The combination of these two reforms, of course, will not fix all that ails the US talent system. There is a great need to nurture US-born talent to enter the technology and sciences workforce as well. Thus any changes to immigration legislation should be bundled with increased funding for domestic STEM training. A large demand-side boost in science funding envisioned by Congress will be most effective when paired with a supply-side increase in the number of scientists available to work on these difficult problems.
Senate Majority Leader Charles Schumer and the Chairwoman of the House Committee on Science, Space, and Technology, Eddie Bernice Johnson, are long-standing champions of immigration reform. Senator Schumer—who led the Border Security, Economic Opportunity, and Immigration Modernization Act of 2013 that provided two statutory pathways for international entrepreneurs—also emphasized the importance of pairing National Science Foundation funding proposals with immigration reform before he introduced the Endless Frontier Act. Chairwoman Johnson championed legislation in the last Congress to provide Green Cards to US-educated STEM PhD graduates.
The success of the US scientific enterprise—and its ability to create jobs—relies heavily on the contribution of scientists who came to the United States from around the world and work alongside the domestic STEM workforce.

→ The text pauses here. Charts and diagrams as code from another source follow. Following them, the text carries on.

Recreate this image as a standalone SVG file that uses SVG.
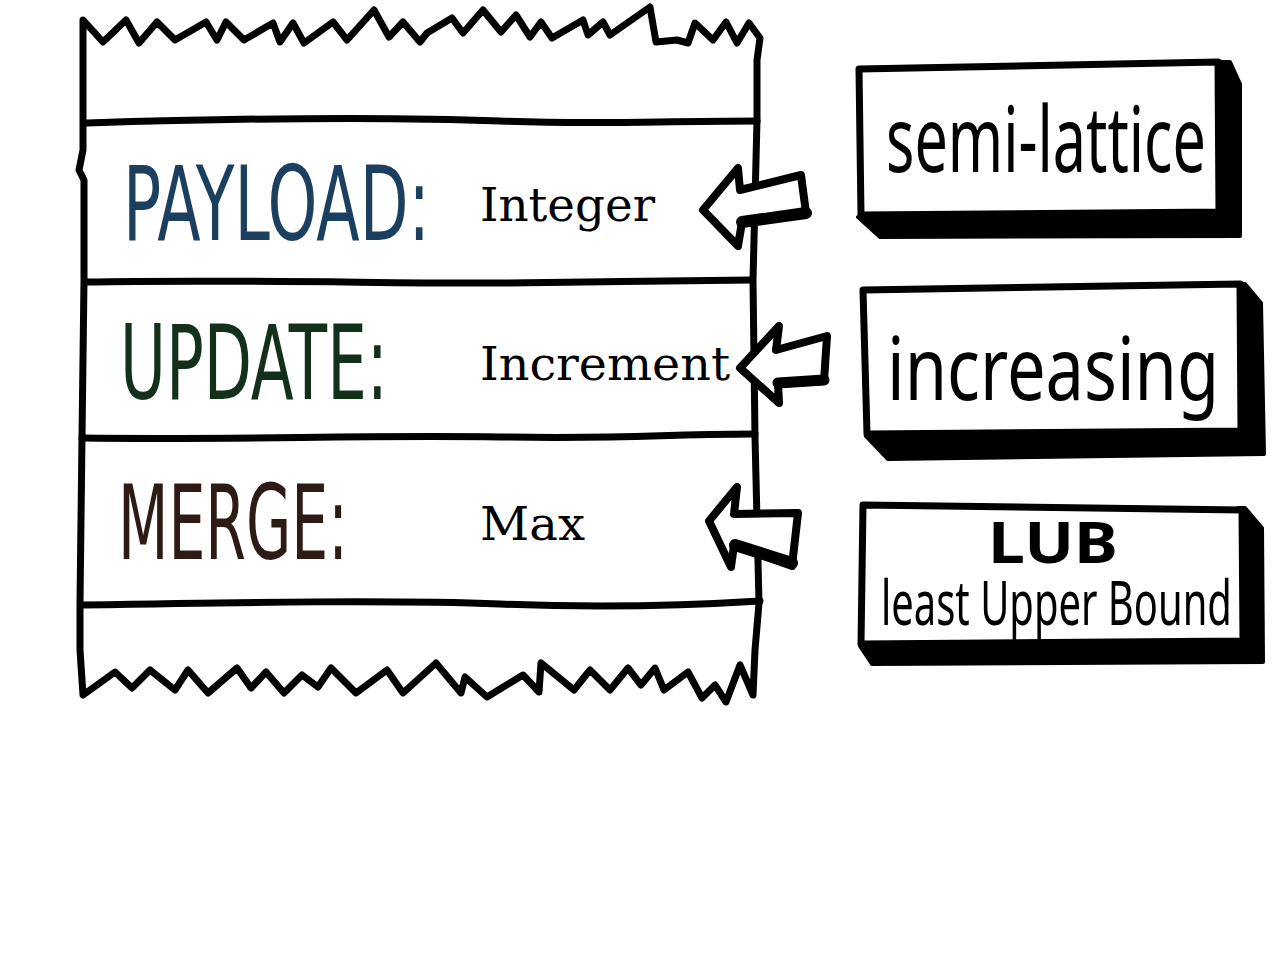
<svg xmlns="http://www.w3.org/2000/svg" width="1280" height="960" viewBox="0 0 1280 960">
<style>
.ink{fill:none;stroke:#000;stroke-width:7;stroke-linecap:round;stroke-linejoin:round}
.lbl{font-family:"DejaVu Sans",sans-serif;font-size:104px}
.val{font-family:"DejaVu Serif",serif;font-size:47px;fill:#000}
.hand{font-family:"Noto Sans",sans-serif;fill:#000}
.arrow{fill:#fff;stroke:#000;stroke-width:8;stroke-linejoin:round;stroke-linecap:round}
.face{fill:#fff;stroke:#000;stroke-width:7;stroke-linejoin:round}
</style>
<rect width="1280" height="960" fill="#fff"/>
<g id="crdt-box">
<path class="ink" fill="#fff" d="M83,20 L103,42 L126,20 L139,43 L157,22 L175,40 L206,22 L217,40 L226,22 L244,40 L273,23 L280,42 L293,23 L304,43 L333,22 L347,40 L374,10 L389,37 L403,22 L420,42 L427,33 L452,18 L463,33 L483,10 L501,32 L516,15 L530,37 L541,22 L552,38 L583,20 L588,35 L603,22 L610,35 L650,7 L656,42 L677,40 L688,43 L695,23 L713,40 L726,22 L737,43 L749,23 L760,38 L757,60 L757,120 L755,200 L753,280 L755,437 L757,520 L759,603 L755,650 L753,695 L740,665 L726,702 L715,685 L702,698 L688,672 L664,690 L655,668 L641,685 L628,668 L610,690 L590,670 L574,690 L541,663 L539,692 L523,675 L487,697 L465,677 L461,693 L436,663 L403,693 L387,670 L356,693 L331,668 L318,687 L302,675 L284,693 L266,672 L251,688 L237,668 L208,693 L188,670 L175,690 L150,670 L132,688 L115,672 L97,685 L83,695 L80,650 L80,603 L82,437 L84,280 L84,180 L79,170 L83,150 Z"/>
<path class="ink" d="M87,123 C250,118 400,117 500,121 S650,121 757,121"/>
<path class="ink" d="M85,282 C250,279 400,284 500,283 S650,281 752,280"/>
<path class="ink" d="M82,438 C250,440 350,435 500,437 S650,434 755,434"/>
<path class="ink" d="M82,605 C250,602 400,600 500,604 S680,606 760,601"/>
</g>
<g id="payload">
<text class="lbl" transform="translate(123,240) scale(0.587,1)" fill="#1b3f5f" textLength="523" lengthAdjust="spacingAndGlyphs">PAYLOAD:</text>
<text class="val" x="480" y="221" textLength="175" lengthAdjust="spacingAndGlyphs">Integer</text>
</g>
<g id="update">
<text class="lbl" transform="translate(120,399) scale(0.59,1)" fill="#13301b" textLength="454" lengthAdjust="spacingAndGlyphs">UPDATE:</text>
<text class="val" x="480" y="380" textLength="250" lengthAdjust="spacingAndGlyphs">Increment</text>
</g>
<g id="merge">
<text class="lbl" transform="translate(118,559) scale(0.562,1)" fill="#2e1b16" textLength="409" lengthAdjust="spacingAndGlyphs">MERGE:</text>
<text class="val" x="480" y="540" textLength="105" lengthAdjust="spacingAndGlyphs">Max</text>
</g>
<g id="connectors">
<path class="arrow" d="M703,210 L738,168 L740,190 L801,175 L806,213 L742,222 L738,246 Z"/>
<path d="M742,222 L806,213" stroke="#000" stroke-width="12" stroke-linecap="round"/>
<path class="arrow" d="M740,368 L779,326 L776,350 L827,336 L824,381 L778,384 L779,403 Z"/>
<path d="M778,383 L824,380" stroke="#000" stroke-width="11" stroke-linecap="round"/>
<path class="arrow" d="M709,521 L737,487 L734,514 L798,513 L792,566 L734,545 L731,567 Z"/>
<path d="M735,545 L792,563" stroke="#000" stroke-width="12" stroke-linecap="round"/>
</g>
<g id="semi-lattice">
<polygon points="1210,62 1230,62 1240,84 1240,236 880,237 858,217 1210,217" fill="#000" stroke="#000" stroke-width="4" stroke-linejoin="round"/>
<path class="face" d="M859,69 L1218,62 L1219,212 L861,215 Z"/>
<text class="hand" transform="translate(886,172) scale(0.653,1)" font-size="92" textLength="490" lengthAdjust="spacingAndGlyphs">semi-lattice</text>
</g>
<g id="increasing">
<polygon points="1235,284 1245,284 1261,303 1264,454 888,459 866,436 1235,436" fill="#000" stroke="#000" stroke-width="4" stroke-linejoin="round"/>
<path class="face" d="M863,290 L1240,284 L1241,431 L867,434 Z"/>
<text class="hand" transform="translate(887,400) scale(0.776,1)" font-size="88" textLength="428" lengthAdjust="spacingAndGlyphs">increasing</text>
</g>
<g id="lub">
<polygon points="1238,508 1245,508 1262,528 1263,662 872,664 860,646 1238,642" fill="#000" stroke="#000" stroke-width="4" stroke-linejoin="round"/>
<path class="face" d="M863,505 L1242,510 L1243,641 L861,644 Z"/>
<text class="hand" x="988" y="563" font-size="57" font-weight="bold" textLength="130" lengthAdjust="spacingAndGlyphs">LUB</text>
<text class="hand" transform="translate(881,625) scale(0.605,1)" font-size="62" textLength="580" lengthAdjust="spacingAndGlyphs">least Upper Bound</text>
</g>
</svg>
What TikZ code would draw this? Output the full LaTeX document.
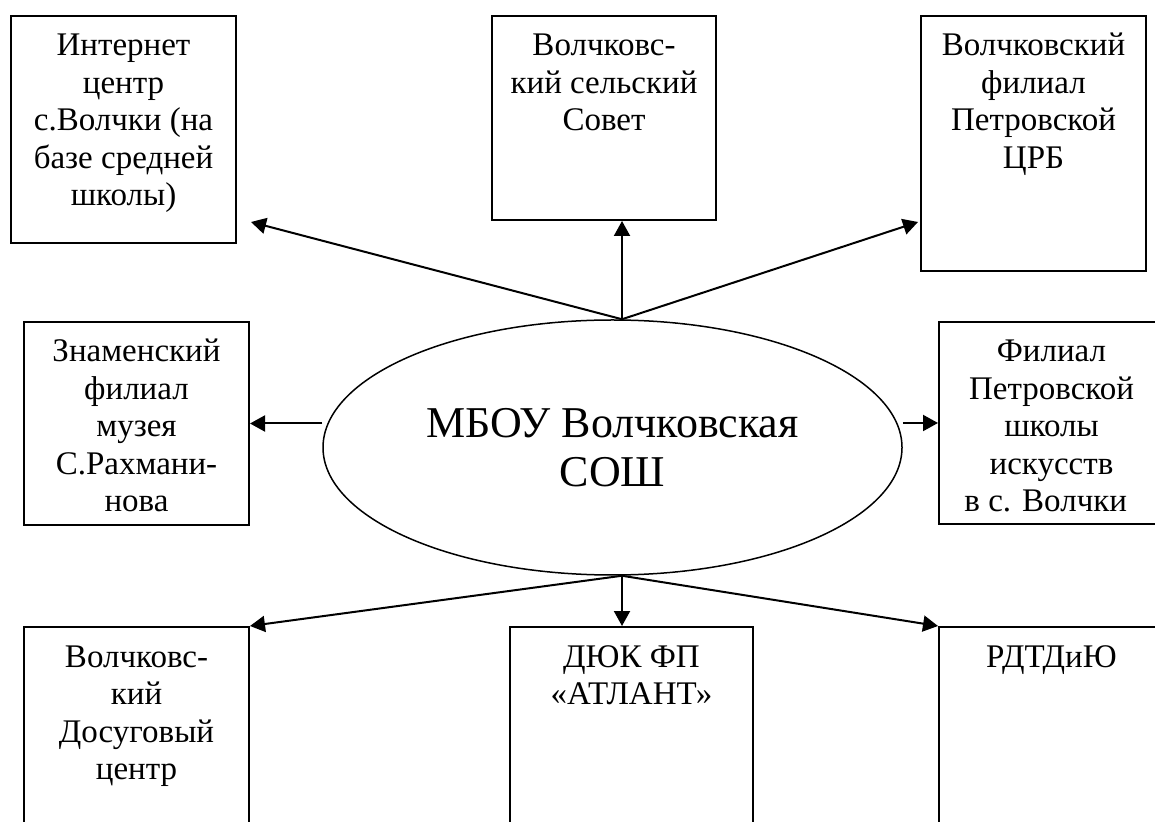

This can be clearly seen in the examples set by dynamic US immigrants: Katalin Karikó came to the United States from Hungary and performed the foundational research that led to mRNA vaccines for COVID-19; Ibrahim AlHusseini moved to the United States as a student and founded FullCycle, an investment company working to reverse the effects of climate change; and Sethuraman Panchanathan, who helped Arizona State University become a major research university before he was unanimously confirmed by the US Senate to lead the National Science Foundation in 2020.
Despite protectionist rhetoric over the past decade, there has never been any doubt that the success of the US innovation engine rests on its ability to attract global talent. As aerospace expert and former Under Secretary of the Army Norm Augustine said in April 2021 testimony to Congress, “It is vitally important that more of America’s youth be motivated and qualified to pursue careers in science and engineering; yet, without continuing to attract talent from around the world there is little chance that America can remain competitive.”
To “put America in a position to outgrow, out-innovate, and out-compete” other countries, as Senator Todd Young put it in reintroducing the Endless Frontier Act, the United States must redouble its efforts toward fostering an open and global scientific community. This means formalizing the country’s relationship with foreign scholars. The United States needs to attract promising students and highly skilled workers and support their drive and ambition—not only when they’re celebrated but also when they’re at the beginning of their careers. Policymakers must recognize that the nation’s ability to draw talented and ambitious immigrants from around the world enriches US scholarship, US culture, and US industry. This acknowledgment of value needs to be enshrined in legislation that cannot be repealed with every new presidency.
The key to being a global leader in science and technology over the next 75 years is recognizing who helped make the United States powerful in the first place. As legislators seek to dramatically expand the nation’s scientific enterprise, US leaders should be sure to put up a “Now Hiring” sign in the window.